Single by John Williams

from the album American Journey
- Released: 2002
- Recorded: The Great Salt Lake Tabernacle, Salt Lake City, US
- Genre: Classical
- Length: 4:54
- Label: Sony Records; Olympic Studios;
- Songwriter: John Williams;
- Producer: John Williams

John Williams singles chronology
| "Summon the Heroes" (1996) | "Call of the Champions" (2002) | "Catch Me If You Can" (2002) |

= Call of the Champions =

Call of the Champions is a cantata-fanfare for orchestra and choir composed by John Williams for the 2002 Winter Olympics in Salt Lake City, Utah. Premiering at the Opening Ceremony on February 8, 2002, it began with the call by the Tabernacle Choir at Temple Square of "Citius! Altius! Fortius!" (Faster, Higher, Stronger), which is the Olympic Motto chosen by the founder of the modern Games, Baron Pierre de Coubertin. Williams added another Latin word as well: "Clarius," meaning "clearer."

The recording of this theme heard during the 2002 Winter Games was made November 27, 2001 in Maurice Abravanel Hall in Salt Lake City, with the composer conducting the Utah Symphony Orchestra and the 360-voice Tabernacle Choir at Temple Square.

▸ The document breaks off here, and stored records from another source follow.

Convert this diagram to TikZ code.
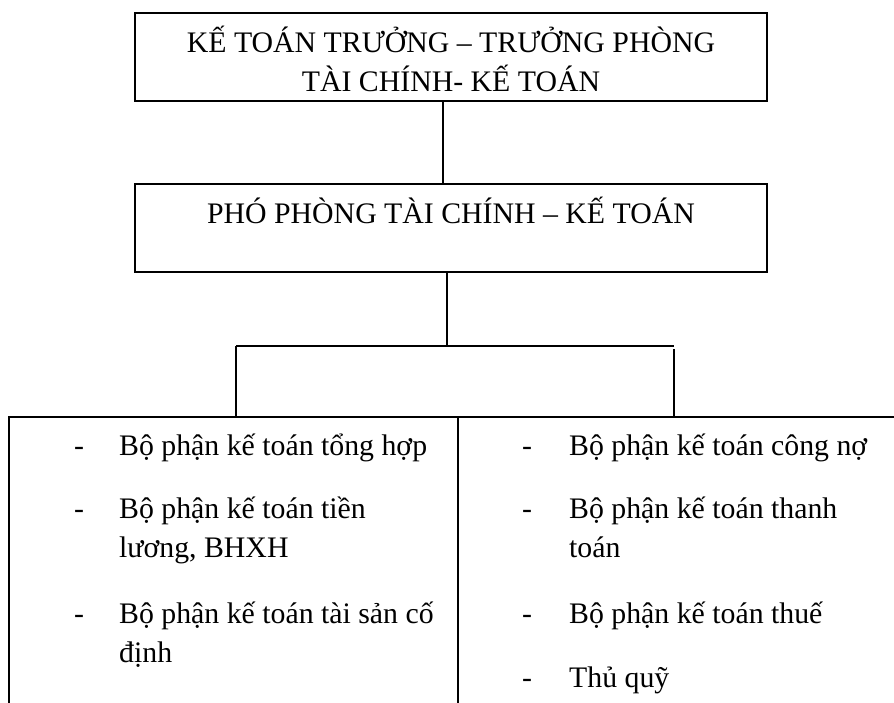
\documentclass[tikz,border=0pt]{standalone}
\usepackage{fontspec}
\setmainfont{Liberation Serif}
% body text size and line pitch used throughout the chart
\newcommand{\chartfont}{\fontsize{29.8}{39}\selectfont}
% fixes the height of a first line so nodes can be placed by their first baseline
\newcommand{\firstline}{\rule{0pt}{34pt}}
\begin{document}
\begin{tikzpicture}[x=1pt,y=1pt,
  frame/.style={draw=black, line width=1.5pt, rectangle, inner sep=0pt},
  link/.style={draw=black, line width=1.3pt},
  title/.style={inner sep=0pt, anchor=north, align=center, font=\chartfont},
  dashmark/.style={inner sep=0pt, anchor=base, font=\chartfont},
  item/.style={inner sep=0pt, anchor=north west, align=left, font=\chartfont}]

\useasboundingbox (0,0) rectangle (894,-702);
\clip (0,0) rectangle (894,-702);

% chief accountant box
\node[frame, minimum width=632, minimum height=88] (chief) at (451,-57) {};
\node[title] (chief-text) at (451,-18)
  {\firstline KẾ TOÁN TRƯỞNG – TRƯỞNG PHÒNG\\TÀI CHÍNH- KẾ TOÁN};

% deputy head box
\node[frame, minimum width=632, minimum height=88] (deputy) at (451,-228) {};
\node[title] (deputy-text) at (451,-189)
  {\firstline PHÓ PHÒNG TÀI CHÍNH – KẾ TOÁN};

% units box (runs off the lower and right edges)
\node[frame, minimum width=900, minimum height=300] (units) at (459,-567) {};
\coordinate (divtop) at (458,-417);
\draw[frame] (divtop) -- (divtop |- units.south);

% connectors
\coordinate (fork) at (447,-346);
\coordinate (forkl) at (236,-346);
\coordinate (forkr) at (674,-346);
\draw[link] ([xshift=-8pt]chief.south) -- ([xshift=-8pt]deputy.north);
\draw[link] (deputy.south -| fork) -- (fork);
\draw[link] (forkl) -- (forkr);
\draw[link] (forkl) -- (forkl |- units.north);
\draw[link] ([yshift=-3pt]forkr) -- (forkr |- units.north);

% left column
\node[dashmark] (dl1) at (79,-455) {-};
\node[item] (l1) at (119,-421) {\firstline Bộ phận kế toán tổng hợp};
\node[dashmark] (dl2) at (79,-518) {-};
\node[item] (l2) at (119,-484) {\firstline Bộ phận kế toán tiền\\lương, BHXH};
\node[dashmark] (dl3) at (79,-623) {-};
\node[item] (l3) at (119,-589) {\firstline Bộ phận kế toán tài sản cố\\định};

% right column
\node[dashmark] (dr1) at (527,-455) {-};
\node[item] (r1) at (569,-421) {\firstline Bộ phận kế toán công nợ};
\node[dashmark] (dr2) at (527,-518) {-};
\node[item] (r2) at (569,-484) {\firstline Bộ phận kế toán thanh\\toán};
\node[dashmark] (dr3) at (527,-623) {-};
\node[item] (r3) at (569,-589) {\firstline Bộ phận kế toán thuế};
\node[dashmark] (dr4) at (527,-687) {-};
\node[item] (r4) at (569,-653) {\firstline Thủ quỹ};
\end{tikzpicture}
\end{document}
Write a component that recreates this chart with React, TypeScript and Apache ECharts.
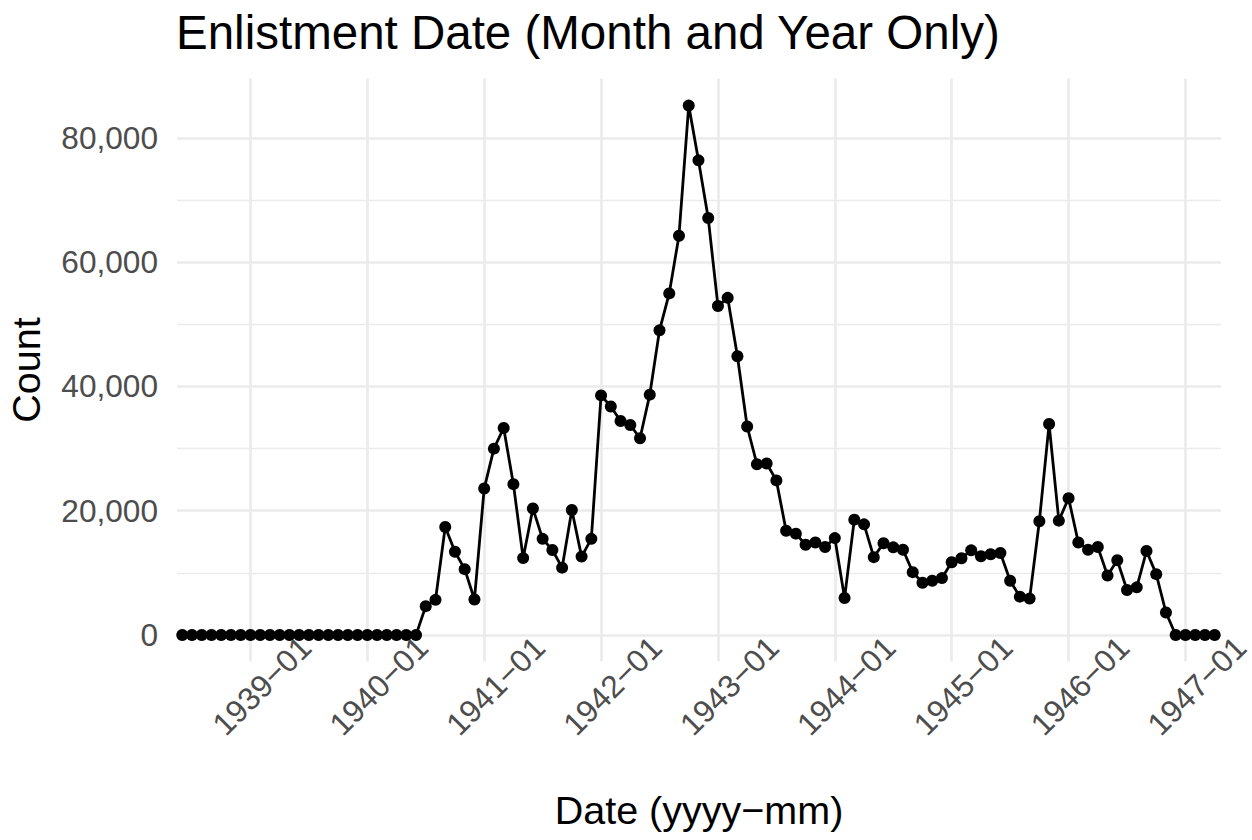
import React, { useEffect, useRef } from "react";
import * as echarts from "echarts";

// First month of the series (yyyy-mm); one value per consecutive month follows
const startMonth = "1938-06";

// Monthly enlistment counts
const counts1938 = [0, 0, 0, 0, 0, 0, 0]; // Jun–Dec
const counts1939 = [0, 0, 0, 0, 0, 0, 0, 0, 0, 0, 0, 0];
const counts1940 = [0, 0, 0, 0, 0, 0, 4640, 5650, 17370, 13390, 10590, 5710];
const counts1941 = [23560, 29980, 33310, 24270, 12370, 20350, 15470, 13680, 10830, 20110, 12610, 15470];
const counts1942 = [38550, 36760, 34440, 33790, 31650, 38670, 49020, 54970, 64250, 85190, 76380, 67100];
const counts1943 = [52940, 54250, 44850, 33550, 27480, 27600, 24870, 16780, 16300, 14510, 14870, 14160];
const counts1944 = [15590, 5950, 18560, 17800, 12520, 14770, 14100, 13720, 10110, 8400, 8720, 9150];
const counts1945 = [11700, 12340, 13620, 12660, 12980, 13190, 8720, 6170, 5850, 18300, 33940, 18400];
const counts1946 = [22020, 14890, 13720, 14150, 9570, 12020, 7230, 7660, 13510, 9790, 3620, 0];
const counts1947 = [0, 0, 0, 0]; // Jan–Apr

const counts = [
  ...counts1938, ...counts1939, ...counts1940, ...counts1941, ...counts1942,
  ...counts1943, ...counts1944, ...counts1945, ...counts1946, ...counts1947,
];

const xTickLabels = ["1939-01", "1940-01", "1941-01", "1942-01", "1943-01", "1944-01", "1945-01", "1946-01", "1947-01"];
const yTickValues = [0, 20000, 40000, 60000, 80000];
const yMinorValues = [10000, 30000, 50000, 70000];

const titleText = "Enlistment Date (Month and Year Only)";
const xTitle = "Date (yyyy\u2212mm)";
const yTitle = "Count";

const BASE_YEAR = 1938;
const monthIndex = (s: string) => {
  const [y, m] = s.split("-").map(Number);
  return (y - BASE_YEAR) * 12 + (m - 1);
};

const FONT = "'Liberation Sans', Arial, Helvetica, sans-serif";

export default function App() {
  const ref = useRef<HTMLDivElement>(null);
  useEffect(() => {
    if (!ref.current) return;
    const chart = echarts.init(ref.current, undefined, { renderer: "svg" });
    const start = monthIndex(startMonth);
    const seriesData = counts.map((v, i) => [start + i, v]);
    const xTicks = xTickLabels.map(monthIndex);
    const labelFor = (v: number) => {
      const i = xTicks.findIndex((t) => Math.abs(t - v) < 1e-6);
      return i >= 0 ? xTickLabels[i].replace("-", "\u2212") : "";
    };
    const yMin = -4270;
    const yMax = 89550;
    const option: any = {
      animation: false,
      backgroundColor: "#FFFFFF",
      title: {
        text: titleText,
        left: 176,
        top: 8,
        padding: 0,
        textStyle: { fontSize: 47.5, fontWeight: "normal", color: "#000000", fontFamily: FONT },
      },
      grid: {
        left: 177,
        right: 31,
        top: 78.5,
        bottom: 178.5,
        containLabel: false,
        outerBoundsMode: "none",
      },
      xAxis: {
        type: "value",
        min: 4.46,
        max: 111.65,
        name: xTitle,
        nameLocation: "middle",
        nameGap: 128,
        nameMoveOverlap: false,
        nameTextStyle: { fontSize: 39.5, color: "#000000", fontFamily: FONT },
        axisLine: { show: false },
        axisTick: { show: false, customValues: xTicks },
        axisLabel: {
          customValues: xTicks,
          formatter: (v: number) => labelFor(v),
          rotate: 45,
          align: "center",
          verticalAlign: "top",
          margin: 13,
          fontSize: 31.6,
          color: "#4D4D4D",
          fontFamily: FONT,
          hideOverlap: false,
        },
        splitLine: { show: true, lineStyle: { color: "#EBEBEB", width: 2.7 } },
      },
      yAxis: [
        {
          type: "value",
          min: yMin,
          max: yMax,
          name: yTitle,
          nameLocation: "middle",
          nameRotate: 90,
          nameGap: 131,
          nameMoveOverlap: false,
          nameTextStyle: { fontSize: 39.5, color: "#000000", fontFamily: FONT },
          axisLine: { show: false },
          axisTick: { show: false, customValues: yTickValues },
          axisLabel: {
            customValues: yTickValues,
            formatter: (v: number) => Math.round(v).toLocaleString("en-US"),
            margin: 19,
            fontSize: 31.6,
            color: "#4D4D4D",
            fontFamily: FONT,
          },
          splitLine: { show: true, lineStyle: { color: "#EBEBEB", width: 2.7 } },
        },
        {
          type: "value",
          position: "left",
          min: yMin,
          max: yMax,
          axisLine: { show: false },
          axisTick: { show: false, customValues: yMinorValues },
          axisLabel: { show: false, customValues: yMinorValues },
          splitLine: { show: true, lineStyle: { color: "#EBEBEB", width: 1.35 } },
        },
      ],
      series: [
        {
          type: "line",
          xAxisIndex: 0,
          yAxisIndex: 0,
          data: seriesData,
          symbol: "circle",
          symbolSize: 12,
          showAllSymbol: true,
          clip: false,
          lineStyle: { color: "#000000", width: 2.8, join: "round", cap: "round" },
          itemStyle: { color: "#000000" },
          emphasis: { disabled: true },
        },
      ],
    };
    chart.setOption(option);
    return () => chart.dispose();
  }, []);
  return (
    <div
      ref={ref}
      style={{ position: "absolute", left: 0, top: 0, width: 1252, height: 840, background: "#FFFFFF" }}
    />
  );
}
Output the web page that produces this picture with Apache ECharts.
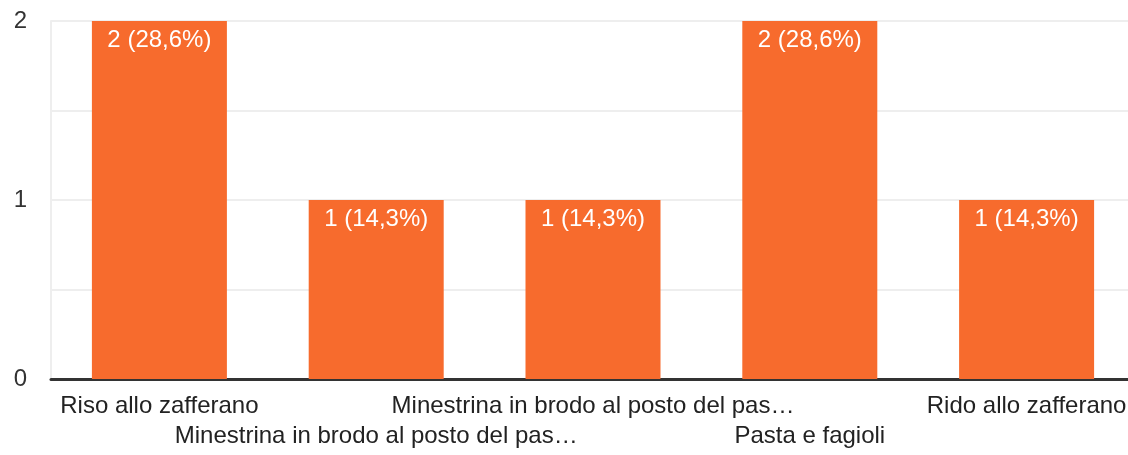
<!DOCTYPE html>
<html>
<head>
<meta charset="utf-8">
<script src="https://cdn.jsdelivr.net/npm/echarts@6/dist/echarts.min.js"></script>
<style>html,body{margin:0;padding:0;background:#fff;overflow:hidden;width:1128px;height:455px}#c{width:1135px;height:455px}</style>
</head>
<body>
<div id="c"></div>
<script>
const categories = ["Riso allo zafferano", "Minestrina in brodo al posto del pas…", "Minestrina in brodo al posto del pas…", "Pasta e fagioli", "Rido allo zafferano"];
const values = [2, 1, 1, 2, 1];
const percents = ["28,6%", "14,3%", "14,3%", "28,6%", "14,3%"];
const yTickLabels = ["0", "1", "2"];

const FONT = 'Liberation Sans, Arial, sans-serif';
const chart = echarts.init(document.getElementById('c'), null, {renderer: 'canvas'});
chart.setOption({
  animation: false,
  grid: {left: 51, right: 0, top: 21, bottom: 76, containLabel: false, show: false},
  xAxis: {
    type: 'category',
    data: categories,
    axisLine: {show: true, lineStyle: {color: '#333', width: 3}},
    axisTick: {show: false},
    splitLine: {show: false},
    axisLabel: {
      interval: 0,
      color: '#222',
      fontSize: 24,
      fontFamily: FONT,
      margin: 12,
      lineHeight: 30,
      formatter: function (v, i) { return i % 2 === 1 ? '\n' + v : v; }
    }
  },
  yAxis: {
    type: 'value',
    min: 0, max: 2, interval: 0.5,
    axisLine: {show: true, lineStyle: {color: '#eeeeee', width: 2}},
    axisTick: {show: false},
    splitLine: {show: true, lineStyle: {color: '#eeeeee', width: 2}},
    axisLabel: {
      color: '#333',
      fontSize: 24,
      fontFamily: FONT,
      margin: 24,
      formatter: function (v) { const s = String(v); return yTickLabels.indexOf(s) >= 0 ? s : ''; }
    }
  },
  series: [{
    type: 'bar',
    data: values,
    barWidth: 135,
    itemStyle: {color: '#f76b2d'},
    label: {
      show: true,
      position: 'insideTop',
      distance: 7,
      color: '#fff',
      fontSize: 24,
      fontFamily: FONT,
      formatter: function (p) { return p.value + ' (' + percents[p.dataIndex] + ')'; }
    }
  }]
});
</script>
</body>
</html>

Because of differing opinions on the pronunciation of the Latin text, the Choir actually recorded several versions, leaving the final decision to be made by the producers. The issue was whether to use a Classical pronunciation of the Olympic Motto (kitty-us, alty-us, forty-us), a liturgical one (cheetsy-oos, ahltsy-oos, fortsy-oos), or a hybrid of the two (chitty-us, etc.).

In addition to the text variations, the choir and orchestra also recorded two versions of the theme for timing purposes. The full-length, five-minute version appears on the John Williams CD American Journey and in the Tabernacle Choir's own recording on Spirit of America (with the Orchestra at Temple Square) and is the one performed by the Tabernacle Choir at Temple Square and the Orchestra at Temple Square in their concerts. A shorter version, about half the length of the original, was recorded for the Opening Ceremony of the Games. In addition, the theme was repeated throughout the games. A common occurrence was during medal ceremonies where the theme played during the presentation portion of the ceremony.

The work is Williams' fourth composition for the Olympics, after 1984's "Olympic Fanfare and Theme," 1988's "The Olympic Spirit," and 1996's "Summon the Heroes."

This song was used at the 2004 Summer Olympics in Athens, Greece as the torch was brought into the stadium during the opening ceremony.